### Brief
Could you repeat, exactly as they stand, the lines between the one with "Recreate this image" and the one with "1400, 1600, 1800];", inclusive, minus the pictures?

[BEGIN Supplied records]

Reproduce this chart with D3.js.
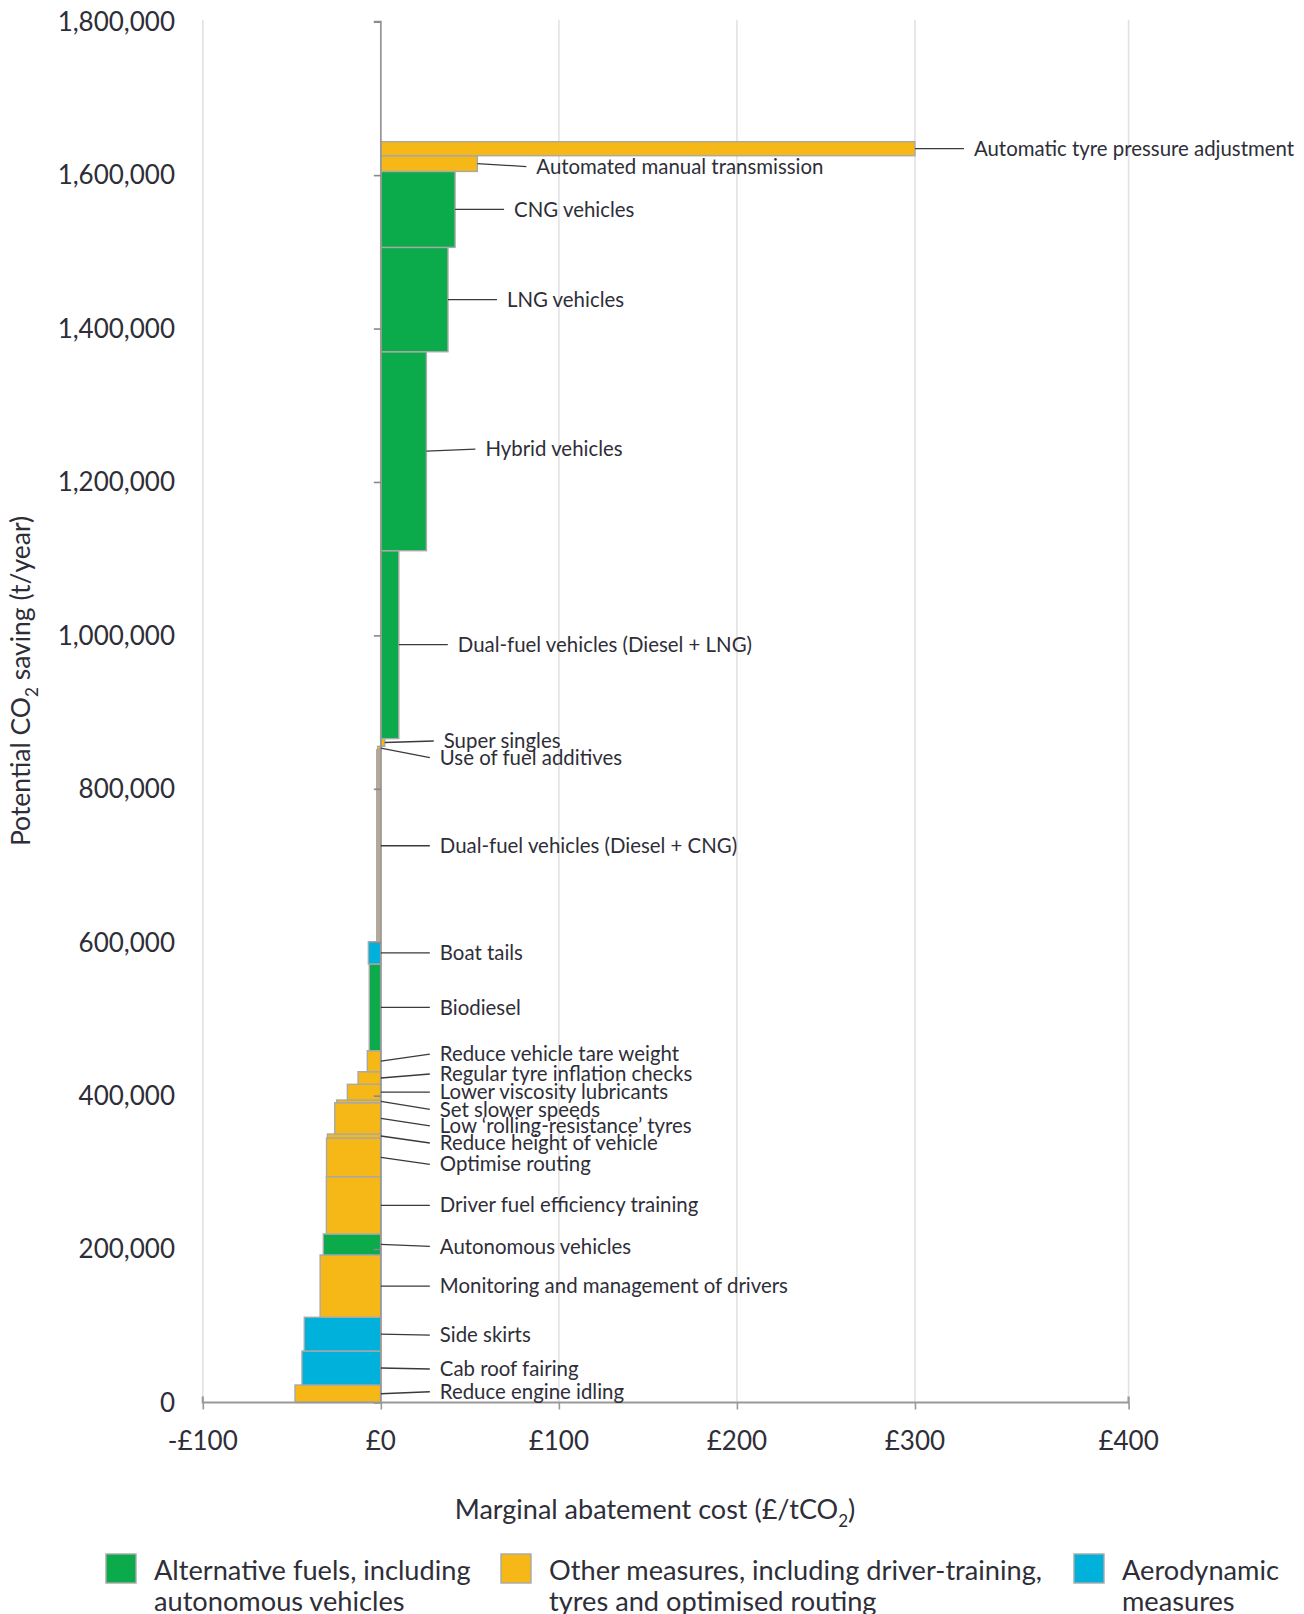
<!DOCTYPE html>
<html>
<head>
<meta charset="utf-8">
<script src="https://cdn.jsdelivr.net/npm/d3@7"></script>
<style>
  html, body { margin: 0; padding: 0; background: #fff; }
  svg { display: block; font-family: Lato, "Open Sans", sans-serif; }
</style>
</head>
<body>
<svg id="chart" width="1304" height="1614"></svg>
<script>
// ---------------- DATA (bottom to top of the curve) ----------------
const categories = [
  "Reduce engine idling", "Cab roof fairing", "Side skirts",
  "Monitoring and management of drivers", "Autonomous vehicles",
  "Driver fuel efficiency training", "Optimise routing", "Reduce height of vehicle",
  "Low \u2018rolling-resistance\u2019 tyres", "Set slower speeds", "Lower viscosity lubricants",
  "Regular tyre inflation checks", "Reduce vehicle tare weight", "Biodiesel", "Boat tails",
  "Dual-fuel vehicles (Diesel + CNG)", "Use of fuel additives", "Super singles",
  "Dual-fuel vehicles (Diesel + LNG)", "Hybrid vehicles", "LNG vehicles", "CNG vehicles",
  "Automated manual transmission", "Automatic tyre pressure adjustment"
];
// marginal abatement cost, £/tCO2
const costs = [-48.2, -44.3, -43.0, -34.1, -32.3, -30.6, -30.5, -30.0, -25.9, -24.8, -18.8,
  -12.8, -7.6, -6.5, -7.0, -2.3, -1.8, 2.2, 10.1, 25.6, 37.7, 41.7, 54.2, 300];
// potential CO2 saving, t/year
const savings = [22800, 44300, 44000, 81200, 27400, 74700, 50400, 5200, 40800, 3500, 20500,
  16400, 27400, 113000, 29100, 250200, 4500, 10000, 245000, 259400, 136000, 99000, 20500, 18300];
const groups = ["other", "aero", "aero", "other", "alt", "other", "other", "other", "other", "other",
  "other", "other", "other", "alt", "aero", "dual", "other", "other", "alt", "alt", "alt", "alt",
  "other", "other"];

const legendKeys = ["alt", "other", "aero"];
const legendLabels = [
  ["Alternative fuels, including", "autonomous vehicles"],
  ["Other measures, including driver-training,", "tyres and optimised routing"],
  ["Aerodynamic", "measures"]
];

const xTickValues = [-100, 0, 100, 200, 300, 420];
const xTickLabels = ["-\u00a3100", "\u00a30", "\u00a3100", "\u00a3200", "\u00a3300", "\u00a3400"];
const yTickValues = [0, 200000, 400000, 600000, 800000, 1000000, 1200000, 1400000, 1600000, 1800000];

// ---------------- LAYOUT / STYLE ----------------
const colors = { alt: "#0bab4b", other: "#f6b817", aero: "#00b1dc", dual: "#b8a990" };
// vertical offset of each label from its bar's middle (pixels)
const labelShift = [-2, 1, 1, 0, 2, 0, 7, 7, 7.5, 8, 0, -4, -7, 0, 0, 0, 9.5, -1.5, 0, -2, 0, 0, 3, 0];

const svg = d3.select("#chart");
const x = d3.scaleLinear().domain([-100, 420]).range([202.8, 1128.6]);
const y = d3.scaleLinear().domain([0, 1800000]).range([1402.5, 21.7]);

// cumulative stacking
let cum = 0;
const bars = categories.map((name, i) => {
  const b = { name, cost: costs[i], save: savings[i], group: groups[i], y0: cum, y1: cum + savings[i], shift: labelShift[i] };
  cum += savings[i];
  return b;
});

// gridlines
svg.append("g").selectAll("line").data(xTickValues.filter(v => v !== 0)).join("line")
  .attr("x1", d => x(d)).attr("x2", d => x(d))
  .attr("y1", y(1800000) - 2).attr("y2", y(0))
  .attr("stroke", "#e2e2e2").attr("stroke-width", 1.6);

// bars
svg.append("g").selectAll("rect").data(bars).join("rect")
  .attr("x", d => x(Math.min(0, d.cost)))
  .attr("width", d => Math.abs(x(d.cost) - x(0)))
  .attr("y", d => y(d.y1))
  .attr("height", d => y(d.y0) - y(d.y1))
  .attr("fill", d => colors[d.group])
  .attr("stroke", "#a8a8a8").attr("stroke-width", 1.4);

// y axis (line + ticks at x=0)
const yAxis = d3.axisLeft(y).tickValues(yTickValues).tickSize(7).tickFormat("");
const yg = svg.append("g").attr("transform", `translate(${x(0)},0)`).call(yAxis);
yg.select(".domain").attr("stroke", "#999").attr("stroke-width", 1.8).attr("d", `M-7,${y(1800000)}H0V${y(0)}`);
yg.selectAll(".tick line").attr("stroke", "#888").attr("stroke-width", 1.6);

// y tick labels at far left
svg.append("g").selectAll("text").data(yTickValues).join("text")
  .attr("x", 175).attr("y", d => y(d)).attr("dy", "0.36em")
  .attr("text-anchor", "end").attr("font-size", 26).attr("fill", "#2e2e38")
  .text(d => d3.format(",")(d));

// x axis
const xAxis = d3.axisBottom(x).tickValues(xTickValues).tickSize(7).tickFormat("");
const xg = svg.append("g").attr("transform", `translate(0,${y(0)})`).call(xAxis);
xg.select(".domain").attr("stroke", "#999").attr("stroke-width", 2.2).attr("d", `M${x(-100)},-6V0H${x(420)}V-6`);
xg.selectAll(".tick line").attr("stroke", "#999").attr("stroke-width", 1.6);
svg.append("g").selectAll("text").data(xTickValues).join("text")
  .attr("x", d => x(d)).attr("y", 1441).attr("dy", "0.36em")
  .attr("text-anchor", "middle").attr("font-size", 26).attr("fill", "#2e2e38")
  .text((d, i) => xTickLabels[i]);

// leader lines + labels
const lab = svg.append("g");
bars.forEach(b => {
  const sx = x(Math.max(0, b.cost));
  const sy = (y(b.y0) + y(b.y1)) / 2;
  const ex = sx + 49;
  const ey = sy + b.shift;
  lab.append("line").attr("x1", sx).attr("y1", sy).attr("x2", ex).attr("y2", ey)
    .attr("stroke", "#3a3a3a").attr("stroke-width", 1.3);
  lab.append("text").attr("x", ex + 10).attr("y", ey).attr("dy", "0.35em")
    .attr("font-size", 20.4).attr("fill", "#2e2e38").text(b.name);
});

// axis titles
const xt = svg.append("text").attr("x", 655).attr("y", 1510).attr("dy", "0.35em")
  .attr("text-anchor", "middle").attr("font-size", 27).attr("fill", "#2e2e38");
xt.append("tspan").text("Marginal abatement cost (\u00a3/tCO");
xt.append("tspan").attr("font-size", 17).attr("dy", 8).text("2");
xt.append("tspan").attr("dy", -8).text(")");

const yt = svg.append("text").attr("transform", "translate(21,681) rotate(-90)").attr("dy", "0.35em")
  .attr("text-anchor", "middle").attr("font-size", 26.5).attr("fill", "#2e2e38");
yt.append("tspan").text("Potential CO");
yt.append("tspan").attr("font-size", 17).attr("dy", 8).text("2");
yt.append("tspan").attr("dy", -8).text(" saving (t/year)");

// legend
const legX = [106, 501, 1074];
const lg = svg.append("g");
legendKeys.forEach((k, i) => {
  lg.append("rect").attr("x", legX[i]).attr("y", 1554).attr("width", 30).attr("height", 29)
    .attr("fill", colors[k]).attr("stroke", "#a8a8a8").attr("stroke-width", 1.4);
  legendLabels[i].forEach((line, j) => {
    lg.append("text").attr("x", legX[i] + 48).attr("y", 1570 + j * 31).attr("dy", "0.35em")
      .attr("font-size", 27.2).attr("fill", "#2e2e38").text(line);
  });
});
</script>
</body>
</html>
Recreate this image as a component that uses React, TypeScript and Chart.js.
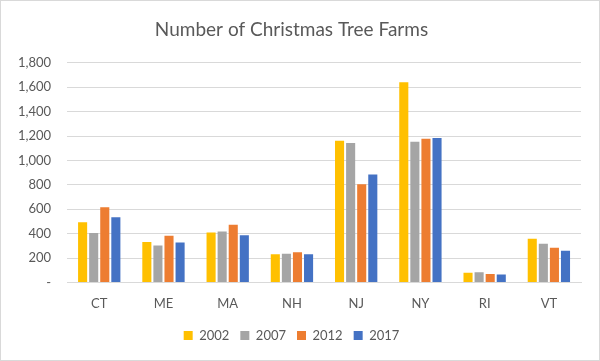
import React, { useEffect, useRef } from "react";
import { Chart, registerables } from "chart.js";

Chart.register(...registerables);

const categories = ["CT", "ME", "MA", "NH", "NJ", "NY", "RI", "VT"];
const years = ["2002", "2007", "2012", "2017"];
const values2002 = [493, 332, 409, 230, 1162, 1641, 80, 357];
const values2007 = [405, 302, 418, 235, 1143, 1152, 83, 316];
const values2012 = [616, 383, 472, 248, 805, 1178, 68, 284];
const values2017 = [535, 327, 386, 230, 884, 1184, 64, 260];
const colors = ["#FFC000", "#A5A5A5", "#ED7D31", "#4472C4"];
const yTicks = [0, 200, 400, 600, 800, 1000, 1200, 1400, 1600, 1800];

export default function App() {
  const ref = useRef<HTMLCanvasElement | null>(null);
  useEffect(() => {
    if (!ref.current) return;
    const series = [values2002, values2007, values2012, values2017];
    const font = "Lato, 'Open Sans', sans-serif";
    const chart = new Chart(ref.current, {
      type: "bar",
      data: {
        labels: categories,
        datasets: series.map((s, i) => ({
          label: years[i],
          data: s,
          backgroundColor: colors[i],
          borderWidth: 0,
          categoryPercentage: 0.69,
          barPercentage: 0.82,
        })),
      },
      options: {
        animation: false,
        responsive: false,
        maintainAspectRatio: false,
        layout: { padding: { left: 1, right: 18, top: 13, bottom: 8 } },
        plugins: {
          title: {
            display: true,
            text: "Number of Christmas Tree Farms",
            color: "#595959",
            font: { family: font, size: 19, weight: "normal" },
            padding: { top: 4, bottom: 22 },
          },
          legend: {
            position: "bottom",
            labels: {
              color: "#595959",
              font: { family: font, size: 13 },
              boxWidth: 9,
              boxHeight: 9,
              padding: 11,
            },
          },
          tooltip: { enabled: false },
        },
        scales: {
          x: {
            grid: { display: false },
            border: { color: "#d9d9d9" },
            ticks: { color: "#595959", font: { family: font, size: 13 }, padding: 6 },
          },
          y: {
            min: 0,
            max: 1800,
            afterBuildTicks: (axis: any) => {
              axis.ticks = yTicks.map((v) => ({ value: v }));
            },
            grid: { color: "#d9d9d9", drawTicks: false },
            border: { display: false },
            ticks: {
              color: "#595959",
              font: { family: font, size: 13 },
              padding: 16,
              callback: (v: any) => (Number(v) === 0 ? "-" : Number(v).toLocaleString("en-US")),
            },
          },
        },
      },
    });
    return () => chart.destroy();
  }, []);
  return (
    <div
      style={{
        position: "absolute",
        left: 0,
        top: 0,
        width: 600,
        height: 361,
        boxSizing: "border-box",
        border: "1px solid #d9d9d9",
        background: "#fff",
      }}
    >
      <canvas ref={ref} width={598} height={359} style={{ display: "block" }} />
    </div>
  );
}
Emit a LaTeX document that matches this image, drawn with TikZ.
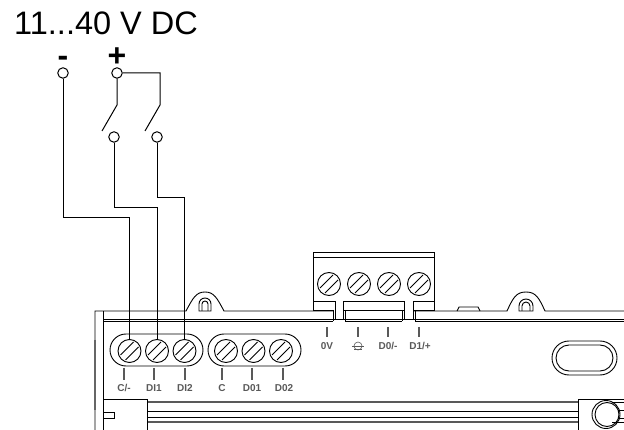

[END Supplied records]

### The reply
Recreate this image as a component that uses React, TypeScript and Chart.js.
import React, { useEffect, useRef } from "react";
import { Chart, registerables } from "chart.js";

Chart.register(...registerables);

const categories = ["CT", "ME", "MA", "NH", "NJ", "NY", "RI", "VT"];
const years = ["2002", "2007", "2012", "2017"];
const values2002 = [493, 332, 409, 230, 1162, 1641, 80, 357];
const values2007 = [405, 302, 418, 235, 1143, 1152, 83, 316];
const values2012 = [616, 383, 472, 248, 805, 1178, 68, 284];
const values2017 = [535, 327, 386, 230, 884, 1184, 64, 260];
const colors = ["#FFC000", "#A5A5A5", "#ED7D31", "#4472C4"];
const yTicks = [0, 200, 400, 600, 800, 1000, 1200, 1400, 1600, 1800];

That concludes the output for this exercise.